BBC Radio 3's The Cardinal's Household Chapel told the tale of how Henry VIII got wind of the fact that Cardinal Wolsey's chapel choir was outstripping his own Chapel Royal choristers in its virtuosity and summoned both choirs to a contest - which focused their sight-reading abilities among other things. It seems that Wolsey's singers came out on top, and the mortified Henry was only placated by the gift of an outstanding boy treble trained by Wolsey's Master of Choristers, Richard Pygott. If he could read and sustain the highly arching lines typical of Pygott's Mass Veni Sancte Spiritus, which took the lion's share of this programme in a majestic performance by the Choir of Christchurch Cathedral (once Wolsey's Cardinal College) under Stephen Darlington, he must have been quite a singer.

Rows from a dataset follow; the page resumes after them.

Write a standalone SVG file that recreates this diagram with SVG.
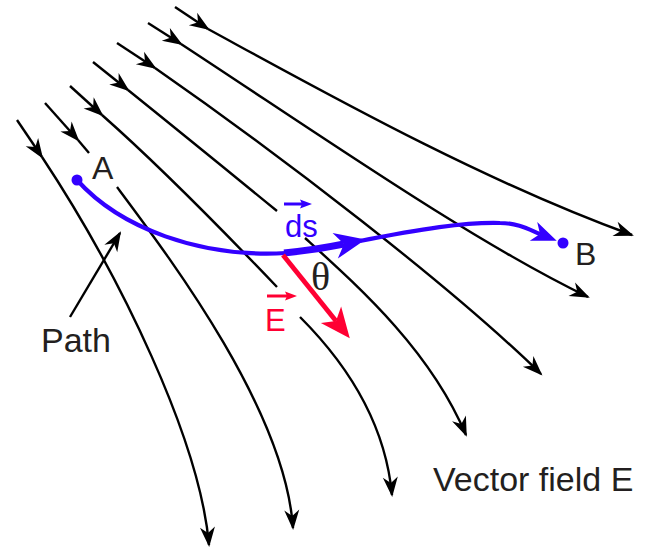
<svg xmlns="http://www.w3.org/2000/svg" width="648" height="556" viewBox="0 0 648 556">
<style>
.fl{fill:none;stroke:#000;stroke-width:2.4}
.lbl{font-family:"Liberation Sans",Arial,Helvetica,sans-serif;fill:#231f20}
.blue{fill:none;stroke:#3300ff}
</style>
<defs>
<marker id="ak" markerUnits="userSpaceOnUse" markerWidth="24" markerHeight="18" refX="18" refY="7.5" orient="auto" overflow="visible">
<path d="M0,0 L20,7.5 L0,15 L6,7.5 Z" fill="#000"/>
</marker>
<marker id="abBig" markerUnits="userSpaceOnUse" markerWidth="34" markerHeight="28" refX="9" refY="13" orient="auto" overflow="visible">
<path d="M0,0 L31,13 L0,26 L9,13 Z" fill="#3300ff"/>
</marker>
<marker id="abSm" markerUnits="userSpaceOnUse" markerWidth="28" markerHeight="22" refX="7" refY="10" orient="auto" overflow="visible">
<path d="M0,0 L25,10 L0,20 L7,10 Z" fill="#3300ff"/>
</marker>
<marker id="ar" markerUnits="userSpaceOnUse" markerWidth="32" markerHeight="28" refX="8" refY="13" orient="auto" overflow="visible">
<path d="M0,0 L30,13 L0,26 L8,13 Z" fill="#ff0033"/>
</marker>
<marker id="abTiny" markerUnits="userSpaceOnUse" markerWidth="14" markerHeight="10" refX="2" refY="4.5" orient="auto" overflow="visible">
<path d="M0,0 L12,4.5 L0,9 L2,4.5 Z" fill="#3300ff"/>
</marker>
<marker id="arTiny" markerUnits="userSpaceOnUse" markerWidth="14" markerHeight="10" refX="2" refY="4.5" orient="auto" overflow="visible">
<path d="M0,0 L12,4.5 L0,9 L2,4.5 Z" fill="#ff0033"/>
</marker>
</defs>
<rect width="648" height="556" fill="#fff"/>

<g id="connectors">
  <g id="field-line-1">
    <path class="fl" d="M17,120 L42,157" marker-end="url(#ak)"/>
    <path class="fl" d="M42,157 C120,275 200,440 209,545" marker-end="url(#ak)"/>
  </g>
  <g id="field-line-2">
    <path class="fl" d="M45,103 L78,140" marker-end="url(#ak)"/>
    <path class="fl" d="M78,140 L89,153"/>
    <path class="fl" d="M117,187 C170,258 285,410 293,528" marker-end="url(#ak)"/>
  </g>
  <g id="field-line-3">
    <path class="fl" d="M70,86 L102,115" marker-end="url(#ak)"/>
    <path class="fl" d="M102,115 Q170,175 277,287"/>
    <path class="fl" d="M300,317 C345,362 385,420 392,495" marker-end="url(#ak)"/>
  </g>
  <g id="field-line-4">
    <path class="fl" d="M93,62 L128,90" marker-end="url(#ak)"/>
    <path class="fl" d="M128,90 Q200,148 277,211"/>
    <path class="fl" d="M305,238 C360,288 430,350 466,435" marker-end="url(#ak)"/>
  </g>
  <g id="field-line-5">
    <path class="fl" d="M117,43 L155,68" marker-end="url(#ak)"/>
    <path class="fl" d="M155,68 C280,155 450,285 541,374" marker-end="url(#ak)"/>
  </g>
  <g id="field-line-6">
    <path class="fl" d="M148,23 L181,44" marker-end="url(#ak)"/>
    <path class="fl" d="M181,44 C320,135 470,240 588,297" marker-end="url(#ak)"/>
  </g>
  <g id="field-line-7">
    <path class="fl" d="M175,7 L208,29" marker-end="url(#ak)"/>
    <path class="fl" d="M208,29 C320,90 480,180 632,235" marker-end="url(#ak)"/>
  </g>
  <g id="path-pointer">
    <path class="fl" d="M70,317 L120,233" marker-end="url(#ak)"/>
  </g>
</g>

<g id="path-curve">
  <path class="blue" stroke-width="4.2" d="M77,180 C120,228 200,258 286,253"/>
  <path class="blue" stroke-width="7" d="M284,253 Q315,250 344,244" marker-end="url(#abBig)"/>
  <path class="blue" stroke-width="4.2" d="M360,241 C420,229 465,222 500,223 C518,223 530,230 540,234" marker-end="url(#abSm)"/>
</g>

<g id="E-vector">
  <path fill="none" stroke="#ff0033" stroke-width="4.8" d="M283,255 L336,321" marker-end="url(#ar)"/>
</g>

<g id="point-A">
  <circle cx="77" cy="180" r="5.5" fill="#3300ff"/>
  <text class="lbl" x="92" y="179" font-size="32">A</text>
</g>
<g id="point-B">
  <circle cx="563" cy="243" r="5.5" fill="#3300ff"/>
  <text class="lbl" x="575" y="265" font-size="32">B</text>
</g>

<g id="label-ds">
  <path class="blue" stroke-width="3" d="M284,204 L302,204" marker-end="url(#abTiny)"/>
  <text x="285" y="237" font-size="31" font-family="Liberation Sans,Arial,sans-serif" fill="#3300ff">ds</text>
</g>
<g id="label-E">
  <path fill="none" stroke="#ff0033" stroke-width="3" d="M267,296 L287,296" marker-end="url(#arTiny)"/>
  <text x="265" y="331" font-size="31" font-family="Liberation Sans,Arial,sans-serif" fill="#ff0033">E</text>
</g>
<g id="label-theta">
  <text x="311" y="290" font-size="40" font-family="Liberation Serif,Times New Roman,serif" fill="#231f20">θ</text>
</g>
<g id="label-path">
  <text class="lbl" x="41" y="352" font-size="34">Path</text>
</g>
<g id="label-field">
  <text class="lbl" x="433" y="491" font-size="34">Vector field E</text>
</g>
</svg>
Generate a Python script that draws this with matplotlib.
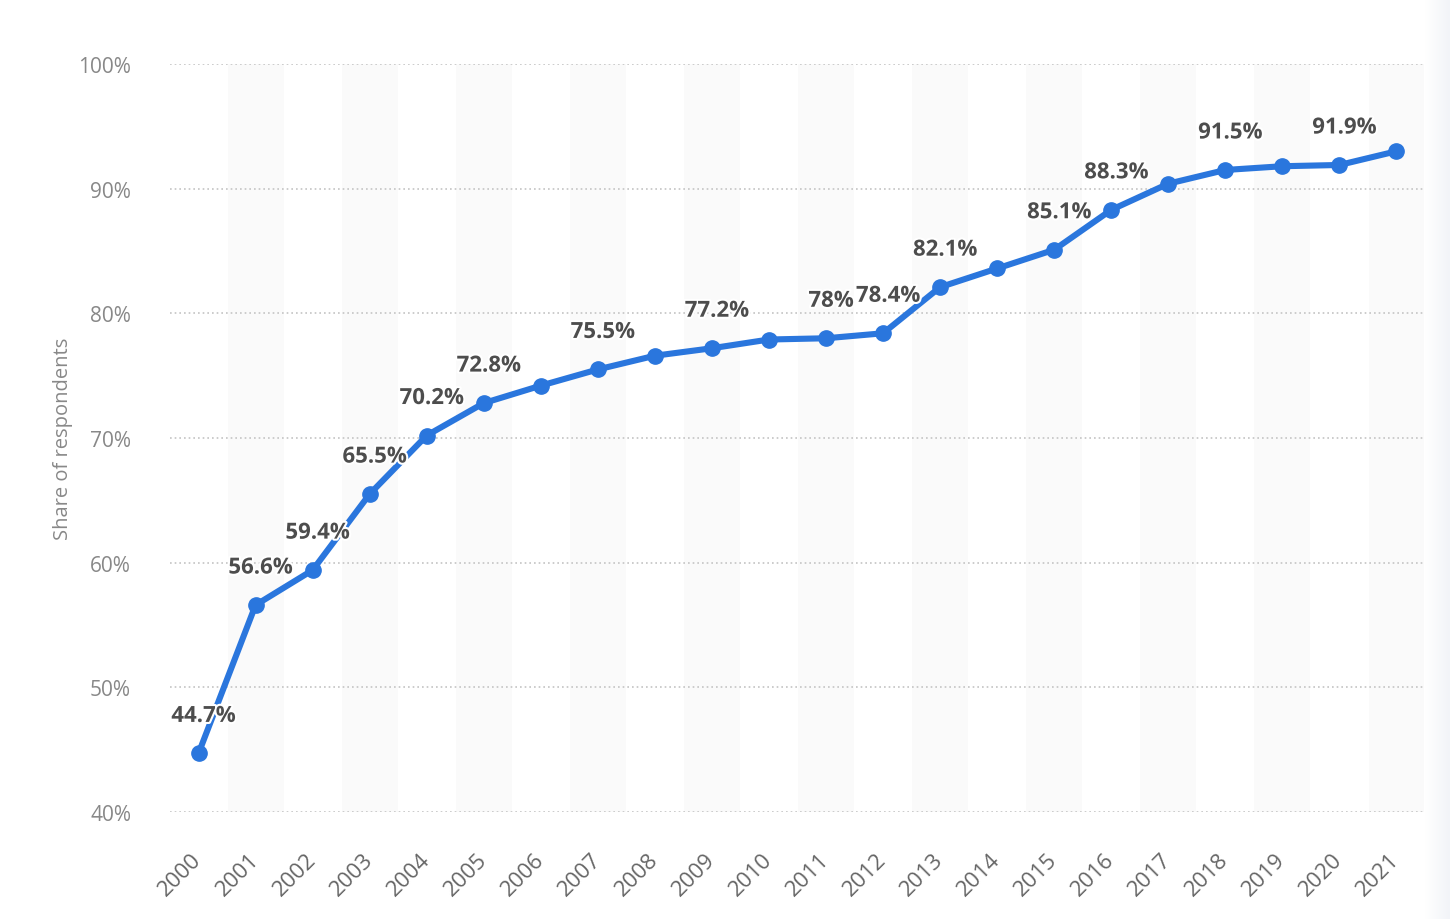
import numpy as np
import matplotlib
matplotlib.use("Agg")
import matplotlib.pyplot as plt
import matplotlib.patheffects as pe
from matplotlib.colors import LinearSegmentedColormap

years = [str(y) for y in range(2000, 2022)]
values = [44.7, 56.6, 59.4, 65.5, 70.2, 72.8, 74.2, 75.5, 76.6, 77.2, 77.9,
          78.0, 78.4, 82.1, 83.6, 85.1, 88.3, 90.4, 91.5, 91.8, 91.9, 93.0]
labels = ["44.7%", "56.6%", "59.4%", "65.5%", "70.2%", "72.8%", "", "75.5%", "",
          "77.2%", "", "78%", "78.4%", "82.1%", "", "85.1%", "88.3%", "", "91.5%",
          "", "91.9%", ""]
yticks = [40, 50, 60, 70, 80, 90, 100]
ytick_labels = ["40%", "50%", "60%", "70%", "80%", "90%", "100%"]
ylabel = "Share of respondents"

plt.rcParams['font.family'] = ['Open Sans', 'DejaVu Sans']

fig = plt.figure(figsize=(14.5, 9.2), dpi=100)
fig.patch.set_facecolor('white')

# right edge gradient
gax = fig.add_axes([1425/1450, 0, 25/1450, 1])
grad = np.linspace(0, 1, 50)[None, :]
cmap = LinearSegmentedColormap.from_list('g', ['#ffffff', '#f2f4f8'])
gax.imshow(grad, aspect='auto', cmap=cmap, extent=[0, 1, 0, 1])
gax.axis('off')

ax = fig.add_axes([170/1450, 1 - 813/920, 1255/1450, 748/920])
x = np.arange(len(years))

for i in range(1, len(years), 2):
    ax.axvspan(i - 0.49, i + 0.49, color='#fafafa', zorder=0, lw=0)

ax.set_xlim(-0.5, len(years) - 0.5)
ax.set_ylim(40, 100)
ax.set_yticks(yticks)
ax.set_yticklabels(ytick_labels)
ax.grid(axis='y', color='#c4c4c4', linestyle=(0, (1, 1.8)), linewidth=1.2, zorder=1)
ax.set_axisbelow(True)
for s in ax.spines.values():
    s.set_visible(False)

ax.plot(x, values, color='#2a76dd', linewidth=4.4, marker='o', markersize=11,
        zorder=3, solid_capstyle='round')

for xi, v, lab in zip(x, values, labels):
    if lab:
        ax.annotate(lab, (xi, v), xytext=(5, 37), textcoords='offset pixels',
                    ha='center', va='center', fontsize=16, fontweight='bold',
                    color='#4d4d4d', zorder=4,
                    path_effects=[pe.withStroke(linewidth=3, foreground='white')])

ax.set_xticks(x)
ax.set_xticklabels(years, rotation=45, ha='right', va='center',
                   rotation_mode='anchor', fontsize=16, color='#666666')
ax.tick_params(axis='x', length=0, pad=32)
ax.tick_params(axis='y', length=0, pad=28, labelsize=15, labelcolor='#888888')
ax.set_ylabel(ylabel, fontsize=14.5, color='#888888')
ax.yaxis.set_label_coords(-0.077, 0.5)

fig.savefig('out.png', dpi=100, facecolor='white')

A further trawl through Tudor history was offered on the same channel by Spirit of the Age, which casually though informatively continued its historical tour of Westminster Abbey with music to match. It is a well tried formula, but radio can do this kind of thing so well, and the nape of one's neck tingled as a few words set the scene for the arrival at the Abbey of French ambassadors prior to the betrothal of Prince Charles and Henrietta Maria. It was night, torches flared, and "The organ was touched by the best finger of that age", that of Orlando Gibbons. Television could not have matched the intensity of that characteristic moment of radio, coloured as it was by the building's haunting resonance.

Given the cost of mounting performances of new orchestral music, and the financial risk involved - especially if the composers are little known - the BBC remains its most generous promoter, and the BBC Philharmonic's programme under Sir Peter Maxwell Davies on Tuesday evening was a typically brave enterprise. Three world premieres were broadcast, including that of a BBC commission, Maxwell Davies' own Sails in St Magnus No 2, and the works of three young composers, all of great interest. From the throbbing pulses and swirling figuration of Marc Yeats' I See Blue to the concentrated beauties of Stuart Macrae's Witch's Kiss, and the almost Baxian texturing of Joby Talbot's Luminescence, one admired the ability both to invent memorable sonic images and control their musical growths.

The climax of the programme was provided by the Maxwell Davies, whose slow, inevitable unfolding - involving his own music and plainsong over passacaglia processes - established links with his big neo-medieval symphonic works of the Sixties. A fine, bold work with hints of seascape and the resonance of Viking exploration, it achieved evocative expression in the by no means helpful acoustic of Manchester's Studio 7.